I am not convinced by these measures. I believe that with a trivial postprocessing you can "optimize" your clustering for most metrics (e.g. assigning noise to their nearest cluster will improve silhouette) without theoretical support or any practical usefulness.
In my opinion,clustering needs to be treated as an explorative technique: it does not matter if it can improve some useless statistical score. The only thing that matters is, if it allows a human to better understand data.
For example, the Calinski-Harabasz variance ratio criterion (VRC) is fairly standard.
Calinski, T., and J. Harabasz. “A dendrite method for cluster analysis.” Communications in Statistics. Vol. 3, No. 1, 1974, pp. 1–27.
But there are many many more, such as C index, DBCV, etc.
I believe some of the indexes even had a dozen variants.
The Dunn index is essentially the ratio separation/compactness, while davies-bouldin is a compactness/separation. So I guess you are suggesting just one of the many variants of these two.
Note that if you have many clusters, it is better to only consider the nearby neighbor clusters, and not the average distance to all others!

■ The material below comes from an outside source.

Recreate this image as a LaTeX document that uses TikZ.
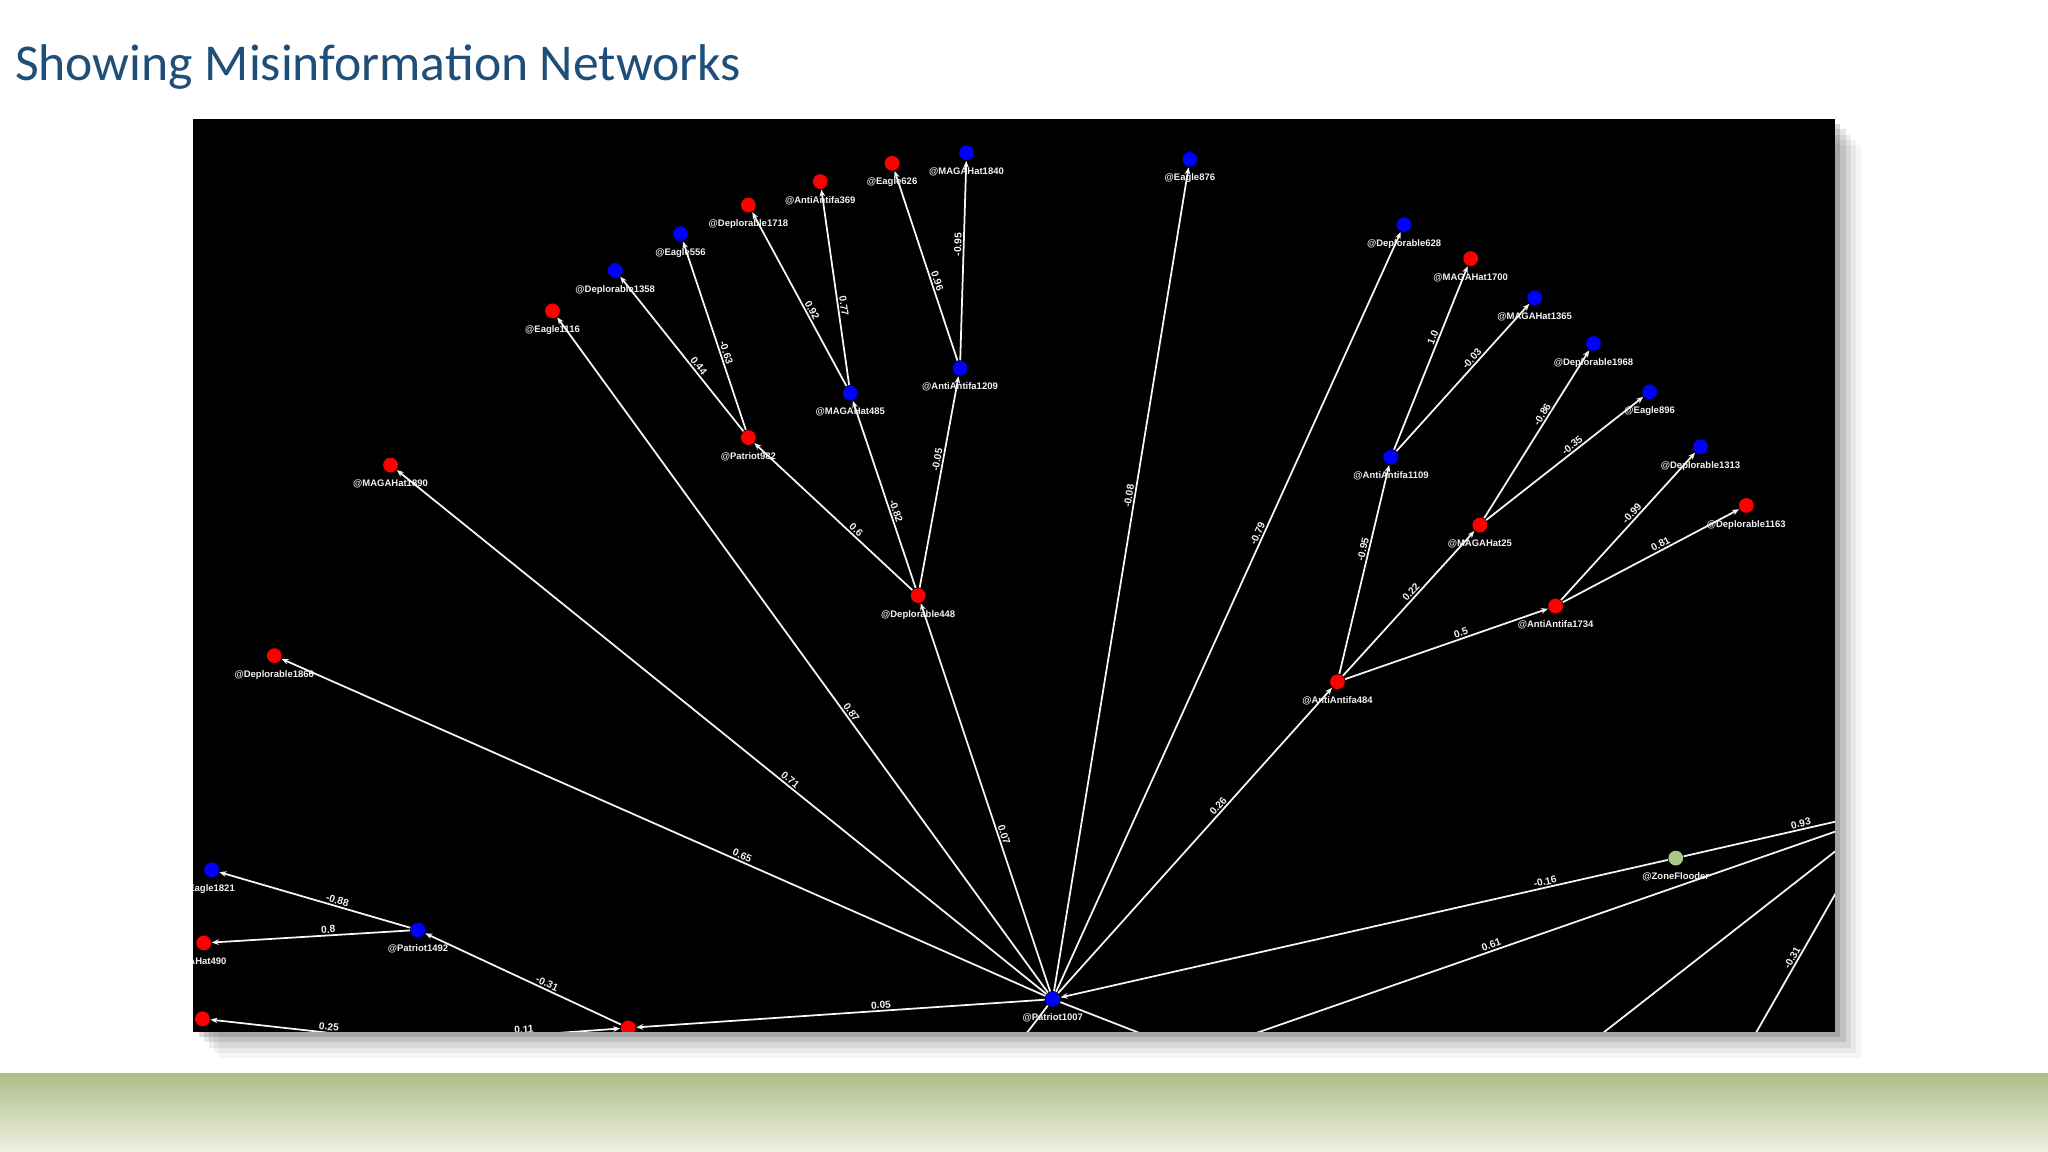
\documentclass[tikz,border=0pt]{standalone}
\usepackage{fontspec}
\setmainfont{Liberation Sans}
\newfontfamily\titlefont{Carlito}
\usetikzlibrary{arrows.meta}
\definecolor{ttl}{HTML}{1F4E79}
\definecolor{nred}{HTML}{FF0000}
\definecolor{nblue}{HTML}{0000FF}
\definecolor{ngreen}{HTML}{A9C98C}
\definecolor{bandA}{HTML}{AEBE88}
\definecolor{bandB}{HTML}{EEF1E2}
\tikzset{
  nd/.style={circle,inner sep=0pt,minimum size=4.2pt,
    label={[text=white!90!gray,font=\fontsize{2.7}{3}\selectfont\bfseries,inner sep=0.5pt,yshift=-1.2pt]below:#1}},
  rn/.style={nd={#1},fill=nred},
  bn/.style={nd={#1},fill=nblue},
  gn/.style={nd={#1},fill=ngreen},
  ed/.style={draw=white!93!gray,line width=0.5pt,-{Stealth[length=2pt,width=1.6pt]}},
  el/.style={sloped,above,inner sep=0.4pt,text=white!90!gray,font=\fontsize{2.9}{3}\selectfont\bfseries},
}
\begin{document}
\begin{tikzpicture}[x=0.013061cm,y=-0.013061cm]
\useasboundingbox (0,0) rectangle (1568,882);
\fill[white] (0,0) rectangle (1568,882);
\shade[top color=bandA,bottom color=bandB] (0,822) rectangle (1568,882);
\node[anchor=west,text=ttl,font=\titlefont\fontsize{14.7}{17}\selectfont,inner sep=0] (title) at (11,51) {Showing Misinformation Networks};
% shadow
\foreach \o/\a in {20/0.04,16/0.05,12/0.07,8/0.1,4/0.15}
  \fill[black,opacity=\a] (148+\o,91+\o) rectangle (1405+\o,790+\o);
\fill[black] (148,91) rectangle (1405,790);
\begin{scope}
\clip (148,91) rectangle (1405,790);
\node[bn={@Patriot1007}] (p1007) at (806,765) {};
\node[rn={@Deplorable448}] (d448) at (703,456) {};
\node[rn={@Patriot982}] (p982) at (573,335) {};
\node[bn={@MAGAHat485}] (m485) at (651,301) {};
\node[bn={@AntiAntifa1209}] (a1209) at (735,282) {};
\node[rn={@Eagle1116}] (e1116) at (423,238) {};
\node[bn={@Deplorable1358}] (d1358) at (471,207) {};
\node[bn={@Eagle556}] (e556) at (521,179) {};
\node[rn={@Deplorable1718}] (d1718) at (573,157) {};
\node[rn={@AntiAntifa369}] (a369) at (628,139) {};
\node[rn={@Eagle626}] (e626) at (683,125) {};
\node[bn={@MAGAHat1840}] (m1840) at (740,117) {};
\node[bn={@Eagle876}] (e876) at (911,122) {};
\node[bn={@Deplorable628}] (d628) at (1075,172) {};
\node[rn={@MAGAHat1700}] (m1700) at (1126,198) {};
\node[bn={@MAGAHat1365}] (m1365) at (1175,228) {};
\node[bn={@Deplorable1968}] (d1968) at (1220,263) {};
\node[bn={@Eagle896}] (e896) at (1263,300) {};
\node[bn={@Deplorable1313}] (d1313) at (1302,342) {};
\node[rn={@Deplorable1163}] (d1163) at (1337,387) {};
\node[bn={@AntiAntifa1109}] (a1109) at (1065,350) {};
\node[rn={@MAGAHat25}] (m25) at (1133,402) {};
\node[rn={@AntiAntifa1734}] (a1734) at (1191,464) {};
\node[rn={@AntiAntifa484}] (a484) at (1024,522) {};
\node[rn={@MAGAHat1890}] (m1890) at (299,356) {};
\node[rn={@Deplorable1866}] (d1866) at (210,502) {};
\node[bn={Eagle1821}] (e1821) at (162,666) {};
\node[rn={GAHat490}] (m490) at (156,722) {};
\node[rn={}] (rb) at (155,780) {};
\node[bn={@Patriot1492}] (p1492) at (320,712) {};
\node[rn={}] (r481) at (481,787) {};
\node[gn={@ZoneFlooder}] (zf) at (1283,657) {};
\coordinate (o1) at (783,795);
\coordinate (o2) at (883,795);
\coordinate (o3) at (1410,628);
\coordinate (o4) at (1410,635);
\coordinate (o5) at (950,795);
\coordinate (o6) at (1410,648);
\coordinate (o7) at (1222,795);
\coordinate (o8) at (1410,676);
\coordinate (o9) at (1342,795);
\coordinate (o10) at (370,795);
\coordinate (o11) at (290,795);
\draw[ed] (p1007) -- node[el,pos=0.4]{0.07} (d448);
\draw[ed] (p1007) -- node[el,pos=0.41]{0.87} (e1116);
\draw[ed] (p1007) -- node[el,pos=0.4]{0.71} (m1890);
\draw[ed] (p1007) -- node[el,pos=0.4]{0.65} (d1866);
\draw[ed] (p1007) -- node[el,pos=0.6]{-0.08} (e876);
\draw[ed] (p1007) -- node[el,pos=0.6]{-0.79} (d628);
\draw[ed] (p1007) -- node[el,pos=0.6]{0.26} (a484);
\draw[ed] (zf) -- node[el,pos=0.2]{-0.16} (p1007);
\draw[ed] (p1007) -- node[el,pos=0.4]{0.05} (r481);
\draw[ed] (d448) -- node[el,pos=0.38]{0.6} (p982);
\draw[ed] (d448) -- node[el,pos=0.4]{-0.82} (m485);
\draw[ed] (d448) -- node[el,pos=0.6]{-0.05} (a1209);
\draw[ed] (p982) -- node[el,pos=0.4]{0.44} (d1358);
\draw[ed] (p982) -- node[el,pos=0.4]{-0.63} (e556);
\draw[ed] (m485) -- node[el,pos=0.42]{0.92} (d1718);
\draw[ed] (m485) -- node[el,pos=0.4]{0.77} (a369);
\draw[ed] (a1209) -- node[el,pos=0.41]{0.96} (e626);
\draw[ed] (a1209) -- node[el,pos=0.58]{-0.95} (m1840);
\draw[ed] (a484) -- node[el,pos=0.59]{-0.95} (a1109);
\draw[ed] (a484) -- node[el,pos=0.55]{0.22} (m25);
\draw[ed] (a484) -- node[el,pos=0.58]{0.5} (a1734);
\draw[ed] (a1109) -- node[el,pos=0.6]{1.0} (m1700);
\draw[ed] (a1109) -- node[el,pos=0.6]{-0.03} (m1365);
\draw[ed] (m25) -- node[el,pos=0.6]{-0.86} (d1968);
\draw[ed] (m25) -- node[el,pos=0.57]{-0.35} (e896);
\draw[ed] (a1734) -- node[el,pos=0.56]{-0.99} (d1313);
\draw[ed] (a1734) -- node[el,pos=0.57]{0.81} (d1163);
\draw[ed] (r481) -- node[el,pos=0.39]{-0.31} (p1492);
\draw[ed] (p1492) -- node[el,pos=0.39]{-0.88} (e1821);
\draw[ed] (p1492) -- node[el,pos=0.41]{0.8} (m490);
\draw[ed,-] (p1007) -- (o1);
\draw[ed,-] (p1007) -- (o2);
\draw[ed,-] (zf) -- node[el,pos=0.75]{0.93} (o3);
\draw[ed,-] (o4) -- node[el,pos=0.58]{0.61} (o5);
\draw[ed,-] (o6) -- (o7);
\draw[ed,-] (o8) -- node[el,pos=0.5]{-0.31} (o9);
\draw[ed] (o10) -- node[el,pos=0.3]{0.11} (r481);
\draw[ed] (o11) -- node[el,pos=0.3]{0.25} (rb);
\end{scope}
\end{tikzpicture}
\end{document}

Assuming you have one very badly split cluster, but extremely well separated from the majority of the data, the naive within/inbetween quotient will fail. That is why you usually define separation based in the nearest other cluster(s) only, instead of the entire data set.
It just shows once more that you cannot rely on Wikipedia alone (and too many people and even books just copy from Wikipedia only...)
But beware that all these are just heuristics. You can find counterexamples for each, I suppose.
Best Answer
External validity indices are used when you propose a new clustering technique and you want to validate it or you want to compare it to existing techniques. In these cases, you get a bunch of datasets for which you know the ground truth and see if your clustering technique is able to produce clustering solutions that are similar to it.